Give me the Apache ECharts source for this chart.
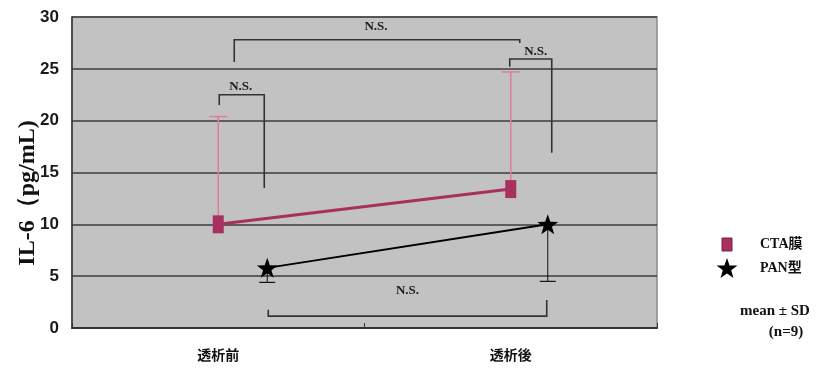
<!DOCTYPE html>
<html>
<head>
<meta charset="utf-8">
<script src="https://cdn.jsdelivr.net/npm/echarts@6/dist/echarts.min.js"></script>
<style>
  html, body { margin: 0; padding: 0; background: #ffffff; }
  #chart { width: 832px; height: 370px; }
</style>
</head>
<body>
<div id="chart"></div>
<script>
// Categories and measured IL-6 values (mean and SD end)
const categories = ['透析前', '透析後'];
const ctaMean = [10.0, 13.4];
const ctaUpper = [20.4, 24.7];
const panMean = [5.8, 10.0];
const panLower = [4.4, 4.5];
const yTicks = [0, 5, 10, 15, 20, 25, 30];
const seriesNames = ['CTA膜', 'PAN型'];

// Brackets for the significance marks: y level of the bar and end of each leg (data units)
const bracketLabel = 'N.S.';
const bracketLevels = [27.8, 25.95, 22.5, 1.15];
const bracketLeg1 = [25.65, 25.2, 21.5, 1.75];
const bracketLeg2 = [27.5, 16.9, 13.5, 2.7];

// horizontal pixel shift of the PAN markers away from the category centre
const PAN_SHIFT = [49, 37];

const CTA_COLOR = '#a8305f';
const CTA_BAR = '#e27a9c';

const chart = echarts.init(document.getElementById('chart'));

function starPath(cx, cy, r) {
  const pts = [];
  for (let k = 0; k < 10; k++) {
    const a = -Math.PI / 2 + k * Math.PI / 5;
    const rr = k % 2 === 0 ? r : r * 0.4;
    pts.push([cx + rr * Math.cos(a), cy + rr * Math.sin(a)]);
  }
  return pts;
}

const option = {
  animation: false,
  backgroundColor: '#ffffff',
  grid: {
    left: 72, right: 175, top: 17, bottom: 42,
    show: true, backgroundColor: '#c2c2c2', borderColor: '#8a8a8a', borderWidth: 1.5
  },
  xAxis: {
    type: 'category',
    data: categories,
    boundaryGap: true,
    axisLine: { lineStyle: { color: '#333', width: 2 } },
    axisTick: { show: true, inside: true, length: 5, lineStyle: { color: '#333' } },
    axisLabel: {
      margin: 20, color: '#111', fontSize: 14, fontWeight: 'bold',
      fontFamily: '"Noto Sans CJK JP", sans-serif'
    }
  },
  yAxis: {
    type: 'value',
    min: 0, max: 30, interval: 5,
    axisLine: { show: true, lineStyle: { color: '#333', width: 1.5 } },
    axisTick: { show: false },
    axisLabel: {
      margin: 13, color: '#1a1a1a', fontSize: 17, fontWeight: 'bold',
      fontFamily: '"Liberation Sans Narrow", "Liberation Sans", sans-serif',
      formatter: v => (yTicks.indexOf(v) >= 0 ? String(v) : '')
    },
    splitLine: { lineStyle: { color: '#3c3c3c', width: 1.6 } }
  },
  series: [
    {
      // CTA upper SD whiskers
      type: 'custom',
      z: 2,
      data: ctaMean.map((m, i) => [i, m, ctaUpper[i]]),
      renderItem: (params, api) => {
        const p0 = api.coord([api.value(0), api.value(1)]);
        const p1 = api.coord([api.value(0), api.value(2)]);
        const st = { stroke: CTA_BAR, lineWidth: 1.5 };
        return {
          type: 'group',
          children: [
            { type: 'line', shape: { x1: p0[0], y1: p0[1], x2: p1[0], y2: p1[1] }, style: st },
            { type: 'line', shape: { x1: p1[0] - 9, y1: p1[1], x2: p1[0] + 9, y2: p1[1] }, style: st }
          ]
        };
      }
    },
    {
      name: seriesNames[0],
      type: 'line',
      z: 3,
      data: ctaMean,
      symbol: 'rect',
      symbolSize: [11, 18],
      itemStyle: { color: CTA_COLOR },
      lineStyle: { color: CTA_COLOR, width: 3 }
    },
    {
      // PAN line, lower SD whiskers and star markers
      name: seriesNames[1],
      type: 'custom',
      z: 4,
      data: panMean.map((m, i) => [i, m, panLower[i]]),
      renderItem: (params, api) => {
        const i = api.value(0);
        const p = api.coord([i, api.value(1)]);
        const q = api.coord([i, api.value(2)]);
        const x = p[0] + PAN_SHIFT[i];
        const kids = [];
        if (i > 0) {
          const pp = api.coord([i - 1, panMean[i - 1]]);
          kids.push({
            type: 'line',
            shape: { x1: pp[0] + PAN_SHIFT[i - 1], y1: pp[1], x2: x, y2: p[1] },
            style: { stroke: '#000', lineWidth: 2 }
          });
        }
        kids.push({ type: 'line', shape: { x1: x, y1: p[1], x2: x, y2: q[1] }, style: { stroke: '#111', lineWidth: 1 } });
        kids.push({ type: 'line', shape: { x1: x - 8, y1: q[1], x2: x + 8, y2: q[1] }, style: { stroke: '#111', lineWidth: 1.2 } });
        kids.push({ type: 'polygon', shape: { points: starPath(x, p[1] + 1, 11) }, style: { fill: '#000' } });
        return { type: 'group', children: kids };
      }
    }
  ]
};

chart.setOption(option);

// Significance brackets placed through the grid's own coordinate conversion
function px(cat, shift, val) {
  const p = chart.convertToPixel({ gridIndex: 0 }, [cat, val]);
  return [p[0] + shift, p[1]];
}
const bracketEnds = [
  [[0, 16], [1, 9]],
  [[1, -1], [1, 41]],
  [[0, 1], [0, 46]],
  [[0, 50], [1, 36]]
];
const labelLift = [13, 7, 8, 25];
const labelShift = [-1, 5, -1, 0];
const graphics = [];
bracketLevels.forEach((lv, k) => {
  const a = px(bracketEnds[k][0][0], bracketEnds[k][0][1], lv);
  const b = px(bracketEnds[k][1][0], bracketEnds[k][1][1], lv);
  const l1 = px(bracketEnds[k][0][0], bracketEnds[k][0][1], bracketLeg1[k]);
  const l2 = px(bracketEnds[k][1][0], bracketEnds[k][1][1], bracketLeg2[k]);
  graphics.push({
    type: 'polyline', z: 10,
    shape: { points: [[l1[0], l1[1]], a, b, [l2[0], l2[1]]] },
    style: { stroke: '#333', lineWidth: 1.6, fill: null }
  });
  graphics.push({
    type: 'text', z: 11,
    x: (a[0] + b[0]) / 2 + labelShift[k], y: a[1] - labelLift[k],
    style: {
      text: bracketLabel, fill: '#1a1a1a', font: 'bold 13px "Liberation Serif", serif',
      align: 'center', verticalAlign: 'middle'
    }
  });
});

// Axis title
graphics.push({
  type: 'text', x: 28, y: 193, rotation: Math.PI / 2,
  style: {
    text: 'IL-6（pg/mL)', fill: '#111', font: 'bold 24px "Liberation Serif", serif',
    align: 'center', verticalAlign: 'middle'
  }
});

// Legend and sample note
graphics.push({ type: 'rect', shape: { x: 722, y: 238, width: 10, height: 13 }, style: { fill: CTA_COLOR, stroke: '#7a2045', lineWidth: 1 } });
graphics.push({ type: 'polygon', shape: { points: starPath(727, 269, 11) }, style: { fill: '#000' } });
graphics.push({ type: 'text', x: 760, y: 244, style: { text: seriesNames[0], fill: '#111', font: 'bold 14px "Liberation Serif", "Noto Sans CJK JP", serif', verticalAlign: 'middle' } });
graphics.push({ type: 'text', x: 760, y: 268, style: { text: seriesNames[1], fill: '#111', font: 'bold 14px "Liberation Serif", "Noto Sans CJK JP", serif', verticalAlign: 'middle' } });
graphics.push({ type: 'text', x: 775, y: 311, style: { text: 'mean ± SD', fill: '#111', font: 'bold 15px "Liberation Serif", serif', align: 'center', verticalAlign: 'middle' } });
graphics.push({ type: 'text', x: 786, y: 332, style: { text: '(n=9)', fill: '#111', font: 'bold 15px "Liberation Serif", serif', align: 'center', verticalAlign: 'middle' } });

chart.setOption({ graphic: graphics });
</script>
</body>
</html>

———

▸ **TASK INSTRUCTIONS**:
Copy the whole of the material above exactly, but not its images.

▸ **EXPECTED ANSWER**:
Give me the Apache ECharts source for this chart.
<!DOCTYPE html>
<html>
<head>
<meta charset="utf-8">
<script src="https://cdn.jsdelivr.net/npm/echarts@6/dist/echarts.min.js"></script>
<style>
  html, body { margin: 0; padding: 0; background: #ffffff; }
  #chart { width: 832px; height: 370px; }
</style>
</head>
<body>
<div id="chart"></div>
<script>
// Categories and measured IL-6 values (mean and SD end)
const categories = ['透析前', '透析後'];
const ctaMean = [10.0, 13.4];
const ctaUpper = [20.4, 24.7];
const panMean = [5.8, 10.0];
const panLower = [4.4, 4.5];
const yTicks = [0, 5, 10, 15, 20, 25, 30];
const seriesNames = ['CTA膜', 'PAN型'];

// Brackets for the significance marks: y level of the bar and end of each leg (data units)
const bracketLabel = 'N.S.';
const bracketLevels = [27.8, 25.95, 22.5, 1.15];
const bracketLeg1 = [25.65, 25.2, 21.5, 1.75];
const bracketLeg2 = [27.5, 16.9, 13.5, 2.7];

// horizontal pixel shift of the PAN markers away from the category centre
const PAN_SHIFT = [49, 37];

const CTA_COLOR = '#a8305f';
const CTA_BAR = '#e27a9c';

const chart = echarts.init(document.getElementById('chart'));

function starPath(cx, cy, r) {
  const pts = [];
  for (let k = 0; k < 10; k++) {
    const a = -Math.PI / 2 + k * Math.PI / 5;
    const rr = k % 2 === 0 ? r : r * 0.4;
    pts.push([cx + rr * Math.cos(a), cy + rr * Math.sin(a)]);
  }
  return pts;
}

const option = {
  animation: false,
  backgroundColor: '#ffffff',
  grid: {
    left: 72, right: 175, top: 17, bottom: 42,
    show: true, backgroundColor: '#c2c2c2', borderColor: '#8a8a8a', borderWidth: 1.5
  },
  xAxis: {
    type: 'category',
    data: categories,
    boundaryGap: true,
    axisLine: { lineStyle: { color: '#333', width: 2 } },
    axisTick: { show: true, inside: true, length: 5, lineStyle: { color: '#333' } },
    axisLabel: {
      margin: 20, color: '#111', fontSize: 14, fontWeight: 'bold',
      fontFamily: '"Noto Sans CJK JP", sans-serif'
    }
  },
  yAxis: {
    type: 'value',
    min: 0, max: 30, interval: 5,
    axisLine: { show: true, lineStyle: { color: '#333', width: 1.5 } },
    axisTick: { show: false },
    axisLabel: {
      margin: 13, color: '#1a1a1a', fontSize: 17, fontWeight: 'bold',
      fontFamily: '"Liberation Sans Narrow", "Liberation Sans", sans-serif',
      formatter: v => (yTicks.indexOf(v) >= 0 ? String(v) : '')
    },
    splitLine: { lineStyle: { color: '#3c3c3c', width: 1.6 } }
  },
  series: [
    {
      // CTA upper SD whiskers
      type: 'custom',
      z: 2,
      data: ctaMean.map((m, i) => [i, m, ctaUpper[i]]),
      renderItem: (params, api) => {
        const p0 = api.coord([api.value(0), api.value(1)]);
        const p1 = api.coord([api.value(0), api.value(2)]);
        const st = { stroke: CTA_BAR, lineWidth: 1.5 };
        return {
          type: 'group',
          children: [
            { type: 'line', shape: { x1: p0[0], y1: p0[1], x2: p1[0], y2: p1[1] }, style: st },
            { type: 'line', shape: { x1: p1[0] - 9, y1: p1[1], x2: p1[0] + 9, y2: p1[1] }, style: st }
          ]
        };
      }
    },
    {
      name: seriesNames[0],
      type: 'line',
      z: 3,
      data: ctaMean,
      symbol: 'rect',
      symbolSize: [11, 18],
      itemStyle: { color: CTA_COLOR },
      lineStyle: { color: CTA_COLOR, width: 3 }
    },
    {
      // PAN line, lower SD whiskers and star markers
      name: seriesNames[1],
      type: 'custom',
      z: 4,
      data: panMean.map((m, i) => [i, m, panLower[i]]),
      renderItem: (params, api) => {
        const i = api.value(0);
        const p = api.coord([i, api.value(1)]);
        const q = api.coord([i, api.value(2)]);
        const x = p[0] + PAN_SHIFT[i];
        const kids = [];
        if (i > 0) {
          const pp = api.coord([i - 1, panMean[i - 1]]);
          kids.push({
            type: 'line',
            shape: { x1: pp[0] + PAN_SHIFT[i - 1], y1: pp[1], x2: x, y2: p[1] },
            style: { stroke: '#000', lineWidth: 2 }
          });
        }
        kids.push({ type: 'line', shape: { x1: x, y1: p[1], x2: x, y2: q[1] }, style: { stroke: '#111', lineWidth: 1 } });
        kids.push({ type: 'line', shape: { x1: x - 8, y1: q[1], x2: x + 8, y2: q[1] }, style: { stroke: '#111', lineWidth: 1.2 } });
        kids.push({ type: 'polygon', shape: { points: starPath(x, p[1] + 1, 11) }, style: { fill: '#000' } });
        return { type: 'group', children: kids };
      }
    }
  ]
};

chart.setOption(option);

// Significance brackets placed through the grid's own coordinate conversion
function px(cat, shift, val) {
  const p = chart.convertToPixel({ gridIndex: 0 }, [cat, val]);
  return [p[0] + shift, p[1]];
}
const bracketEnds = [
  [[0, 16], [1, 9]],
  [[1, -1], [1, 41]],
  [[0, 1], [0, 46]],
  [[0, 50], [1, 36]]
];
const labelLift = [13, 7, 8, 25];
const labelShift = [-1, 5, -1, 0];
const graphics = [];
bracketLevels.forEach((lv, k) => {
  const a = px(bracketEnds[k][0][0], bracketEnds[k][0][1], lv);
  const b = px(bracketEnds[k][1][0], bracketEnds[k][1][1], lv);
  const l1 = px(bracketEnds[k][0][0], bracketEnds[k][0][1], bracketLeg1[k]);
  const l2 = px(bracketEnds[k][1][0], bracketEnds[k][1][1], bracketLeg2[k]);
  graphics.push({
    type: 'polyline', z: 10,
    shape: { points: [[l1[0], l1[1]], a, b, [l2[0], l2[1]]] },
    style: { stroke: '#333', lineWidth: 1.6, fill: null }
  });
  graphics.push({
    type: 'text', z: 11,
    x: (a[0] + b[0]) / 2 + labelShift[k], y: a[1] - labelLift[k],
    style: {
      text: bracketLabel, fill: '#1a1a1a', font: 'bold 13px "Liberation Serif", serif',
      align: 'center', verticalAlign: 'middle'
    }
  });
});

// Axis title
graphics.push({
  type: 'text', x: 28, y: 193, rotation: Math.PI / 2,
  style: {
    text: 'IL-6（pg/mL)', fill: '#111', font: 'bold 24px "Liberation Serif", serif',
    align: 'center', verticalAlign: 'middle'
  }
});

// Legend and sample note
graphics.push({ type: 'rect', shape: { x: 722, y: 238, width: 10, height: 13 }, style: { fill: CTA_COLOR, stroke: '#7a2045', lineWidth: 1 } });
graphics.push({ type: 'polygon', shape: { points: starPath(727, 269, 11) }, style: { fill: '#000' } });
graphics.push({ type: 'text', x: 760, y: 244, style: { text: seriesNames[0], fill: '#111', font: 'bold 14px "Liberation Serif", "Noto Sans CJK JP", serif', verticalAlign: 'middle' } });
graphics.push({ type: 'text', x: 760, y: 268, style: { text: seriesNames[1], fill: '#111', font: 'bold 14px "Liberation Serif", "Noto Sans CJK JP", serif', verticalAlign: 'middle' } });
graphics.push({ type: 'text', x: 775, y: 311, style: { text: 'mean ± SD', fill: '#111', font: 'bold 15px "Liberation Serif", serif', align: 'center', verticalAlign: 'middle' } });
graphics.push({ type: 'text', x: 786, y: 332, style: { text: '(n=9)', fill: '#111', font: 'bold 15px "Liberation Serif", serif', align: 'center', verticalAlign: 'middle' } });

chart.setOption({ graphic: graphics });
</script>
</body>
</html>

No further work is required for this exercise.